Last week was the annual pilgrimage of data nerds everywhere to Strata – Santa Clara. There are now more than one of these events, but this is the original and still the go to for many. The Santa Clara Convention Center is home to so many conferences, they tend to blur a bit for me. Am I at Velocity or Strata. No wait. Cloud Connect? What I find that differentiates it quickly is the sheer volume of friends and colleagues I meet every year.
DataStax sponsored a booth and it turned out to be a great gathering place for conversations and catching up. I mean look. We brought couches!
Not only did we bring couches, we brought a cluster of Cassandra! Ok, it’s all running on Raspberry Pi’s all stacked up, but it’s still pretty cool. With three nodes running we can show off the failure modes of Cassandra but easily removing one… or two. Professor Andy Cobely from University of Dundee did a great talk at our summit last year on using the Raspberry Pi with Cassandra. You aren’t going to break any speed records but it’s a really cheap way of creating cluster of real machines.

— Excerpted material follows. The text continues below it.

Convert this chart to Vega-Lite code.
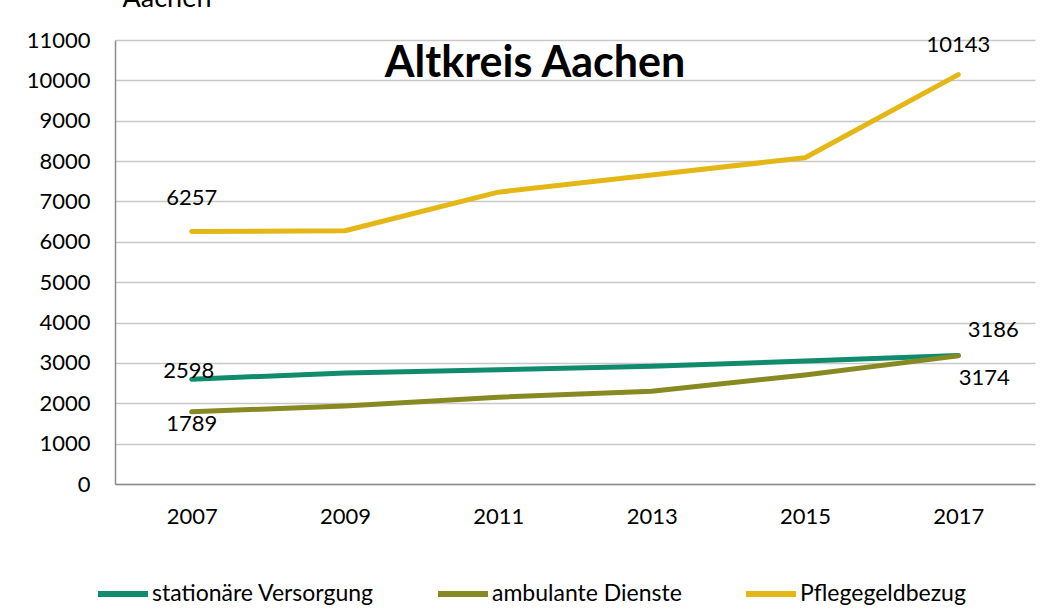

One thing that I can say about most conferences, the value isn’t always in the great presentations lined up. I get so much out of the conversations in the hallways. Seeing where other open source projects are. Catching up with friends on their latest gigs. All good stuff. I ran into the guys from the Apache Mesos project. They are doing a lot of great work automating the deployment of Cassandra. As you can read in this tutorial, getting it done isn’t as hard as you would think. More of the great ecosystem forming around Apache Cassandra.
My talk this year was on Time Series with Apache Cassandra. Every year I hear sub-themes around Strata and I would say this year that was the Internet of Things or IoT. Let’s face it. Everything is getting a internet connection today. CES in January showed off new appliances and gadgets for the home. Almost all of the had an internet connection. That’s a lot of devices out there all talking and dumping data into the interwebs. Where is all that going to get stored? More importantly, how do you keep up when your refrigerator is just going on and on about how it’s exactly the same temperature. Always. So my talk was an answer to those questions.
The ability for Cassandra to manage large volumes of data at ridiculous speeds is pretty well proven. What you may not know is why. There is a bit of a strategy for this type of data storage and with Cassandra it’s all in the way the storage engine works. As I outlined I my talk, it’s all about ingesting data into memtables first, merge sorting partitions and then flushing a single sequential write to the file system. This write pattern serves two things. First it is the most efficient way of getting data put to disk. Second is how it sets up that data to be read in a single seek sequential access fashion. Check out my slides for some pretty picture on the topic and further explanation.
My next Strata will be New York in October. This time I’ll be doing a 3 hour tutorial on how to do what I say you should do. (Not like the Bob’s from Office Space) I hope to see you there. And if you see me in the halls, stop me and let’s talk about what you are doing. I would love to hear what you are up to and how I can help.